Let $\phi:[0,1]^d\to[0,1]^m$ with $m>d$ be continuous everywhere and differentiable almost everywhere. The Hausdorff measure of $\phi([0,1]^d)$ is given by
$$\mathcal{H}^d(\phi([0,1]^d))=\int_{[0,1]^d}\sqrt{\det((\nabla \phi)^T\cdot\nabla\phi)}.$$
Suppose that $\phi$ is injective and $\phi$ is monotone in the sense that all entries of the Jacobian matrix $\nabla\phi$ are have constant sign on $[0,1]^d$ (with each entry having its own sign). I am hoping to determine a bound on the measure that depends on only $m$ and $d$.

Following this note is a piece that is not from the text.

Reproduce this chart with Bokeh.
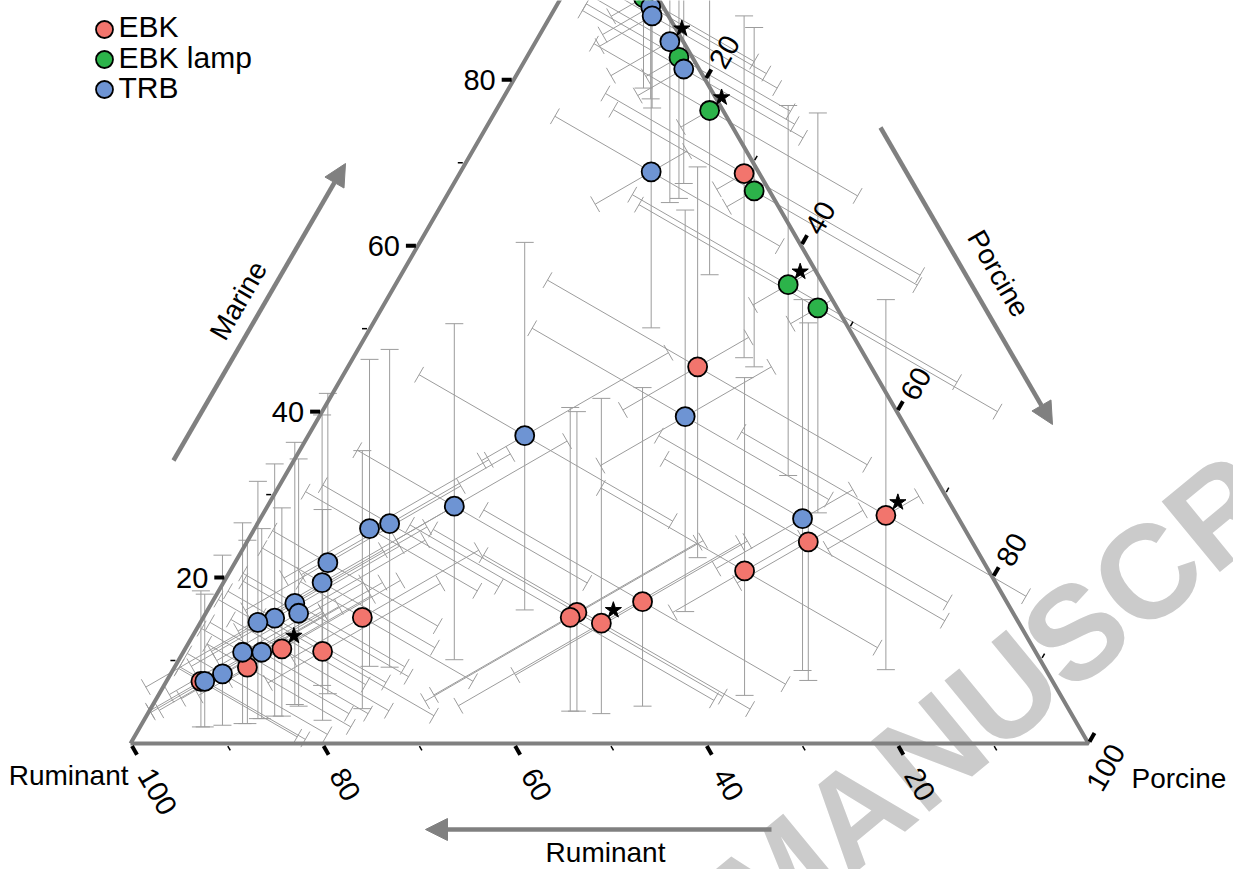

Towards this end, I was able to use the fact that $\text{diam}(\phi([0,1]^d))\le \text{diam}([0,1]^m)=1$, $\left|\frac{\partial\phi_j}{\partial x_i}\right|=\pm\frac{\partial\phi_j}{\partial x_i}$, the fundamental Calculus, and Fubini's Theorem to show that $$\int_{[0,1]^d}\left|\frac{\partial\phi_j}{\partial x_i}\right|\le 1.$$
Using the subadditivity of the square root, this is enough to show that, in the case $d=1$, $$\mathcal{H}^1(\phi([0,1]))\le \sqrt{m}.$$
The problem is that for $d>1$ the determinant results in terms of order $\left(\frac{\partial \phi_{j_1}}{\partial x_{i_1}}\right)\cdots\left(\frac{\partial \phi_{j_d}}{\partial x_{i_d}}\right)$ which need not be integrable. I cannot use Haddamard's inequality to bound the determinant by only using the $L^1$ norms of the partials because $\int_{[0,1]^d}\left(|f|^n\right)$ is not bounded by $\left(\int_{[0,1]^d}|f|\right)^n$ for general $f\in L^1([0,1]^d)$.
I believe that the result is still true due to cancellations of "bad" mixed terms when computing the determinant in the specific examples I tried. I know that these cancellations do not occur when computing $\det(A^TA)$ for a general matrix $A$ with entries of bounded $L^1$ norm, so it must somehow use that $\nabla\phi$ is a Jacobian of a map.
I tried to establish a bound for the measure of $\phi([0,1]^d)$ in terms of the $L^1$ norm of $\nabla\phi$ in this question, but I now believe that might not be the best approach.
I am wondering if there is a bound for $\mathcal{H}^d(\phi([0,1]^d))$ in terms of only $m$ and $d$ and how to derive that bound.